"Araby" By James Joyce: Parallel Life Of Main Character
In this analysis I will be focusing on excerpt 1, one paragraph at a time, while interpreting each paragraph with the story as a whole. My focus will lie on the imagery, symbolism and metaphors contrasted with the theme and the single effect of the work. The first paragraph in Araby illustrates how Joyce utilises metaphors instilling the sense of personification on to inanimates, portraying a street as blind and a house as conscious and capable of gazing. This can be interpreted as symbolism for the single effect of the short story, tying together the epiphany in the conclusion of Araby with its personificative imagery in the exposition.
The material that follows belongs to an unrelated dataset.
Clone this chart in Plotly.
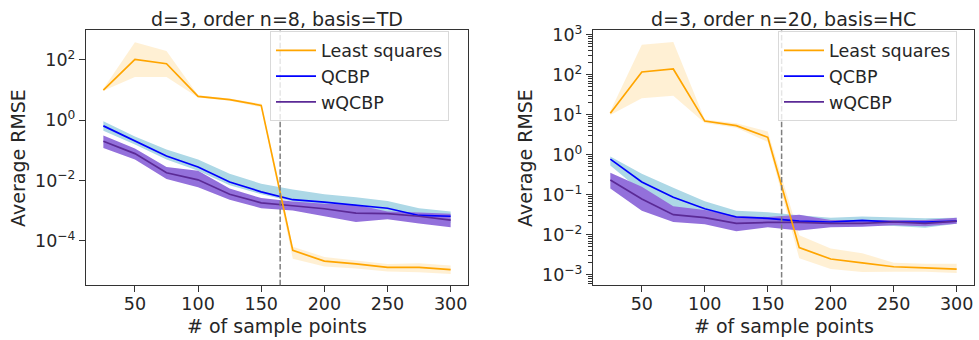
import plotly.graph_objects as go

# ---------------- data ----------------
n_samples = [25, 50, 75, 100, 125, 150, 175, 200, 225, 250, 275, 300]

# Left panel: d=3, order n=8, basis=TD
ls_mean_L = [10, 105, 75, 6.2, 4.8, 3.1, 4.8e-5, 2.1e-5, 1.7e-5, 1.3e-5, 1.3e-5, 1.1e-5]
ls_up_L = [11, 390, 200, 6.8, 5.3, 3.5, 6.3e-5, 2.9e-5, 2.2e-5, 1.7e-5, 1.8e-5, 1.5e-5]
ls_lo_L = [9.5, 27, 27, 5.7, 4.4, 2.7, 2.5e-5, 1.4e-5, 1.2e-5, 9.5e-6, 9e-6, 7.8e-6]

qc_mean_L = [0.65, 0.20, 0.065, 0.028, 0.0089, 0.0042, 0.0023, 0.0019, 0.0015, 0.0012, 0.00069, 0.00065]
qc_up_L = [0.93, 0.29, 0.107, 0.050, 0.0166, 0.0078, 0.0050, 0.0035, 0.0028, 0.0021, 0.0012, 0.00093]
qc_lo_L = [0.45, 0.155, 0.050, 0.021, 0.0069, 0.0035, 0.0020, 0.0014, 0.00107, 0.00085, 0.0005, 0.00039]

wq_mean_L = [0.20, 0.078, 0.018, 0.0105, 0.0035, 0.0018, 0.00145, 0.00115, 0.00083, 0.00079, 0.00065, 0.00048]
wq_up_L = [0.31, 0.115, 0.028, 0.021, 0.0054, 0.0026, 0.0020, 0.0017, 0.00155, 0.00093, 0.00087, 0.00079]
wq_lo_L = [0.12, 0.050, 0.0112, 0.006, 0.0023, 0.0012, 0.0010, 0.00065, 0.00042, 0.00052, 0.00037, 0.00028]

# Right panel: d=3, order n=20, basis=HC
ls_mean_R = [11, 118, 140, 7.0, 5.4, 2.75, 0.0048, 0.0025, 0.0020, 0.0016, 0.0015, 0.0014]
ls_up_R = [12.3, 570, 660, 7.7, 6.2, 3.85, 0.0098, 0.0046, 0.0035, 0.0020, 0.0019, 0.0019]
ls_lo_R = [10, 26, 30, 6.3, 4.8, 2.1, 0.0026, 0.0014, 0.00118, 0.0012, 0.0012, 0.00112]

qc_mean_R = [0.785, 0.21, 0.087, 0.045, 0.028, 0.026, 0.022, 0.021, 0.023, 0.021, 0.021, 0.022]
qc_up_R = [0.91, 0.34, 0.15, 0.069, 0.040, 0.037, 0.031, 0.027, 0.029, 0.027, 0.026, 0.027]
qc_lo_R = [0.54, 0.12, 0.048, 0.032, 0.0235, 0.0205, 0.0185, 0.0185, 0.0185, 0.017, 0.015, 0.019]

wq_mean_R = [0.235, 0.079, 0.032, 0.027, 0.0194, 0.0205, 0.0205, 0.0195, 0.0195, 0.021, 0.0195, 0.022]
wq_up_R = [0.36, 0.16, 0.052, 0.042, 0.0295, 0.028, 0.032, 0.0235, 0.0235, 0.024, 0.0235, 0.027]
wq_lo_R = [0.145, 0.040, 0.021, 0.0185, 0.0123, 0.0155, 0.0128, 0.0155, 0.016, 0.0175, 0.0165, 0.019]

threshold_L = 165
threshold_R = 161

titles = ["d=3, order n=8, basis=TD", "d=3, order n=20, basis=HC"]
series_names = ["Least squares", "QCBP", "wQCBP"]
x_ticks = [50, 100, 150, 200, 250, 300]
y_ticks_L = [1e-4, 1e-2, 1, 1e2]
y_ticktext_L = ["10<sup>−4</sup>", "10<sup>−2</sup>", "10<sup>0</sup>", "10<sup>2</sup>"]
y_ticks_R = [1e-3, 1e-2, 1e-1, 1, 10, 100, 1000]
y_ticktext_R = ["10<sup>−3</sup>", "10<sup>−2</sup>", "10<sup>−1</sup>", "10<sup>0</sup>",
                "10<sup>1</sup>", "10<sup>2</sup>", "10<sup>3</sup>"]

# ---------------- style ----------------
FONT = "DejaVu Sans"
TXT = "#262626"
LS_C, LS_BAND = "#FFA500", "rgba(255,165,0,0.17)"
QC_C, QC_BAND = "#0000FF", "#ADD8E6"
WQ_C, WQ_BAND = "#5B2A96", "#9370DB"

fig = go.Figure()

panels = [
    dict(xa="x", ya="y", legend="legend",
         ls=(ls_mean_L, ls_up_L, ls_lo_L), qc=(qc_mean_L, qc_up_L, qc_lo_L),
         wq=(wq_mean_L, wq_up_L, wq_lo_L), thr=threshold_L),
    dict(xa="x2", ya="y2", legend="legend2",
         ls=(ls_mean_R, ls_up_R, ls_lo_R), qc=(qc_mean_R, qc_up_R, qc_lo_R),
         wq=(wq_mean_R, wq_up_R, wq_lo_R), thr=threshold_R),
]

for p in panels:
    specs = [(p["ls"], LS_C, LS_BAND, series_names[0], 1),
             (p["qc"], QC_C, QC_BAND, series_names[1], 2),
             (p["wq"], WQ_C, WQ_BAND, series_names[2], 3)]
    for (mean, up, lo), c, band, name, rank in specs:
        fig.add_trace(go.Scatter(
            x=n_samples + n_samples[::-1], y=up + lo[::-1],
            fill="toself", fillcolor=band, line=dict(width=0), mode="lines",
            hoverinfo="skip", showlegend=False, xaxis=p["xa"], yaxis=p["ya"]))
    for (mean, up, lo), c, band, name, rank in [specs[1], specs[2], specs[0]]:
        fig.add_trace(go.Scatter(
            x=n_samples, y=mean, mode="lines", name=name,
            line=dict(color=c, width=1.7), legendrank=rank,
            legend=p["legend"], xaxis=p["xa"], yaxis=p["ya"]))
    fig.add_shape(type="line", xref=p["xa"], yref=p["ya"] + " domain",
                  x0=p["thr"], x1=p["thr"], y0=0, y1=1,
                  line=dict(color="#7f7f7f", width=1.5, dash="5.5px,2.4px"))

W, H = 979, 340
dom_L = [86 / W, 468 / W]
dom_R = [593 / W, 974 / W]
dom_y = [1 - 284 / H, 1 - 23 / H]

axis_common = dict(showgrid=False, zeroline=False, showline=True, mirror=True,
                   linecolor="#333333", linewidth=1.3, ticks="outside", ticklen=6,
                   tickwidth=1.3, tickcolor="#333333",
                   tickfont=dict(family=FONT, size=17.5, color=TXT))

minor_vals = [m * 10.0 ** k for k in range(-4, 3) for m in range(2, 10)]

legend_common = dict(yanchor="top", xanchor="left", y=1 - 24 / H,
                     bgcolor="rgba(255,255,255,0.8)", bordercolor="#d9d9d9", borderwidth=1,
                     itemwidth=40, font=dict(family=FONT, size=17.5, color=TXT))

fig.update_layout(
    width=W, height=H, margin=dict(l=0, r=0, t=0, b=0),
    paper_bgcolor="white", plot_bgcolor="white",
    font=dict(family=FONT, color=TXT),
    xaxis=dict(domain=dom_L, range=[11.25, 313.75], tickvals=x_ticks, anchor="y",
               ticklabelstandoff=-3, **axis_common),
    yaxis=dict(domain=dom_y, type="log", range=[-5.48, 2.98], tickvals=y_ticks_L,
               ticktext=y_ticktext_L, anchor="x", **axis_common),
    xaxis2=dict(domain=dom_R, range=[11.25, 313.75], tickvals=x_ticks, anchor="y2",
                ticklabelstandoff=-3, **axis_common),
    yaxis2=dict(domain=dom_y, type="log", range=[-3.26, 3.11], tickvals=y_ticks_R,
                ticktext=y_ticktext_R, anchor="x2",
                minor=dict(ticks="outside", ticklen=3.5, tickwidth=1, tickcolor="#333333",
                           tickvals=minor_vals),
                **axis_common),
    legend=dict(x=270 / W, **legend_common),
    legend2=dict(x=778 / W, **legend_common),
)

annotations = []
for title, dom in zip(titles, [dom_L, dom_R]):
    cx = (dom[0] + dom[1]) / 2
    annotations.append(dict(text=title, x=cx, y=1 - 11 / H, xref="paper", yref="paper",
                            showarrow=False, xanchor="center", yanchor="middle",
                            font=dict(family=FONT, size=19, color=TXT)))
    annotations.append(dict(text="# of sample points", x=cx, y=1 - 326 / H, xref="paper",
                            yref="paper", showarrow=False, xanchor="center", yanchor="middle",
                            font=dict(family=FONT, size=19, color=TXT)))
for xc in [18, 525]:
    annotations.append(dict(text="Average RMSE", x=xc / W, y=(dom_y[0] + dom_y[1]) / 2,
                            xref="paper", yref="paper", showarrow=False, textangle=-90,
                            xanchor="center", yanchor="middle",
                            font=dict(family=FONT, size=19, color=TXT)))
fig.update_layout(annotations=annotations)

fig.write_html("out.html")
Where the single effect is how the boy is living a parallel life, a fantasy, an illusion, in some sense devoid of reality driven by tenacious emotions which have taken control of him. The boy's painting of reality went from a one dimensional piece to an intricacy with innumerable interpretations; The boy had been just as blind as the street, just as detached from reality as the uninhabited house from its neighbours (see the second sentence), but he had in the conclusion begun to see his reality, as illustrated in the very last sentence of Araby, where Joyce once again cleverly uses the word “gazing”. In the second paragraph, Joyce writes about the house, which in my mind is a symbol, a representation, of the boy's narrow view of reality. In the house he finds three books, instead of reading them and pondering their meaning, he is drawn to one book in particular because “its leaves were yellow”.
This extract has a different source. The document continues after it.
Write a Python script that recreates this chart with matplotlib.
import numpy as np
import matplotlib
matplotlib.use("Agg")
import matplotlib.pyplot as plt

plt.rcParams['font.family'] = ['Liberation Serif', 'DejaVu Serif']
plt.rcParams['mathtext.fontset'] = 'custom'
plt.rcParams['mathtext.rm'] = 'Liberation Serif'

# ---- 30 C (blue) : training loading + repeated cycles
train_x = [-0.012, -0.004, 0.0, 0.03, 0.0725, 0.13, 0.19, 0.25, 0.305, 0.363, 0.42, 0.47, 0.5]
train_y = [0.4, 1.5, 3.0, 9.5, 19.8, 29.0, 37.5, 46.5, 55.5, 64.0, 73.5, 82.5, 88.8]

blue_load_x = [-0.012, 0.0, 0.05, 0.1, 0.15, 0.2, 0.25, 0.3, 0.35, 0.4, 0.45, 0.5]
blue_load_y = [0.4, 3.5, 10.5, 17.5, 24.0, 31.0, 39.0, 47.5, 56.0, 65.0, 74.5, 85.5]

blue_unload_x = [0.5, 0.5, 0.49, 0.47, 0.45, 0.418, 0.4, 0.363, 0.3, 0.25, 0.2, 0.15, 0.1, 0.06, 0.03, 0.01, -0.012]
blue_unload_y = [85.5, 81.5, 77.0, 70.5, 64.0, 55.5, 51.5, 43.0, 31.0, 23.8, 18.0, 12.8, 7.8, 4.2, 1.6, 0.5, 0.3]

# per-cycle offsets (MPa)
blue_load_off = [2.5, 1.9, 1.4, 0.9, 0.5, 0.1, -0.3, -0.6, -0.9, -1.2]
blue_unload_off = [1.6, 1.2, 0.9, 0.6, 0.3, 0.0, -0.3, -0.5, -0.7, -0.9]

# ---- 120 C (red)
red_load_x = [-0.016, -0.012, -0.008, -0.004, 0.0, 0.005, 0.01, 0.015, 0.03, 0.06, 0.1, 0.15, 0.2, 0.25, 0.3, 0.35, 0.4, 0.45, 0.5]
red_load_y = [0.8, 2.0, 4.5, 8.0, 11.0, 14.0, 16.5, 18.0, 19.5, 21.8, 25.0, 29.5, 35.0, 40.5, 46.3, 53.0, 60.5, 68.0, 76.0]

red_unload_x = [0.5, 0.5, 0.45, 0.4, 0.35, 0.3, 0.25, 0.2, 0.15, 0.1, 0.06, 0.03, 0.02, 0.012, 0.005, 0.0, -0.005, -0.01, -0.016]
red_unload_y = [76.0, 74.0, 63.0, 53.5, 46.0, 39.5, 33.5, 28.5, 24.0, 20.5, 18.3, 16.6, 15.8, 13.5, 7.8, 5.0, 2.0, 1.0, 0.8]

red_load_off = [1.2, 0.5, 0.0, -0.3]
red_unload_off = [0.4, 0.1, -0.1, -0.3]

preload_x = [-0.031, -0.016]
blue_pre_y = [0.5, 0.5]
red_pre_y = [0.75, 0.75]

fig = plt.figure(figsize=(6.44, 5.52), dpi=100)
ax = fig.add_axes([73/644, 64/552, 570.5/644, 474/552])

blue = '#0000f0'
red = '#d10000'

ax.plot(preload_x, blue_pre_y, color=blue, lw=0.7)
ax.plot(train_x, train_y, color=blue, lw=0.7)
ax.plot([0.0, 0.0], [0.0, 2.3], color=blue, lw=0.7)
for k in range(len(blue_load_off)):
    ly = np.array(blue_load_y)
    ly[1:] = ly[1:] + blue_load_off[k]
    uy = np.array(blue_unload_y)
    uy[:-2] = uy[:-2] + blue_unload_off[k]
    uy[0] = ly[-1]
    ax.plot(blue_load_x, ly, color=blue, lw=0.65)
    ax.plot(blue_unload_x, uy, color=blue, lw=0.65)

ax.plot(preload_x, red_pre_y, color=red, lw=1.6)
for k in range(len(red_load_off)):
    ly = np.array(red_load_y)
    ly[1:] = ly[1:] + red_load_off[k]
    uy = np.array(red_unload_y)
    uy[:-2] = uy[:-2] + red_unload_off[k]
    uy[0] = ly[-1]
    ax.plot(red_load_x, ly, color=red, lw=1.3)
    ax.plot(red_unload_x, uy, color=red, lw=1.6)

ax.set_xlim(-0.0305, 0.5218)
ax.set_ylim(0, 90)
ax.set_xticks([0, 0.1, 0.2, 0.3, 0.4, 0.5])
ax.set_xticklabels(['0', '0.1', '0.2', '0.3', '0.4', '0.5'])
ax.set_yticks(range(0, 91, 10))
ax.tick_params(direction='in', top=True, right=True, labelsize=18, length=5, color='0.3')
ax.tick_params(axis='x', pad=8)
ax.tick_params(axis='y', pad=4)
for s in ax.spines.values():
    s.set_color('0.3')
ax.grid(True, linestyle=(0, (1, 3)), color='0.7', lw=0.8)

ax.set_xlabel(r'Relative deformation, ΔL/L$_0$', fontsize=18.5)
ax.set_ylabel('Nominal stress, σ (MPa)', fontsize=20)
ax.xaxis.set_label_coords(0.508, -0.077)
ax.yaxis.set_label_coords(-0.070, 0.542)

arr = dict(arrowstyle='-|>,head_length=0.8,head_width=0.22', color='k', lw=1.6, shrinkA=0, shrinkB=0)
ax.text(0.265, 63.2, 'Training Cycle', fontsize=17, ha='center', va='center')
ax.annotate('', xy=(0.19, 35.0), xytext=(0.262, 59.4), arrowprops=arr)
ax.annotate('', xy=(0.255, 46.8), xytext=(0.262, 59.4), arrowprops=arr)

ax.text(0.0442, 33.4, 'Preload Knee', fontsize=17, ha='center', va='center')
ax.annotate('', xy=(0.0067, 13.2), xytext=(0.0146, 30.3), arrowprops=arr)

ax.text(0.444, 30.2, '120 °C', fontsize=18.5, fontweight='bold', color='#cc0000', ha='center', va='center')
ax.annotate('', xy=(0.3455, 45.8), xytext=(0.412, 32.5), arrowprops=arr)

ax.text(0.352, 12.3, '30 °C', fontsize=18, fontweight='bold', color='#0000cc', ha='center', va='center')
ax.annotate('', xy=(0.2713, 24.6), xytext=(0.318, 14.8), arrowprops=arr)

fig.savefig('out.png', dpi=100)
This is another parallel to the theme and the single effect of the work, the boy is drawn to whatever attracts him without deeper thought: He is uncontrollably drawn to an emotion or thought provoked by his friend's sister, his romanticised notion of a bazaar and to a yellow colour – Not necessarily to the girl herself, not necessarily by the bazaar in itself and certainly not the book by itself, but the illusory notion of it. The third paragraph is more focused on the tone of the story, describing the setting as “sombre” and repetitively using the adjective “dark” to convey the atmosphere, juxtaposed with the main character and his friend's playful attitude, unaware of the encompassing darkness. Meaning that despite the dull and dark reality, they live in their own little bubble, playing their own little games, not noticing the world for what it is. The main character views the world from a pane in his bubble of fantasy, spying on his uncle and his friend's sister who are living in the reality.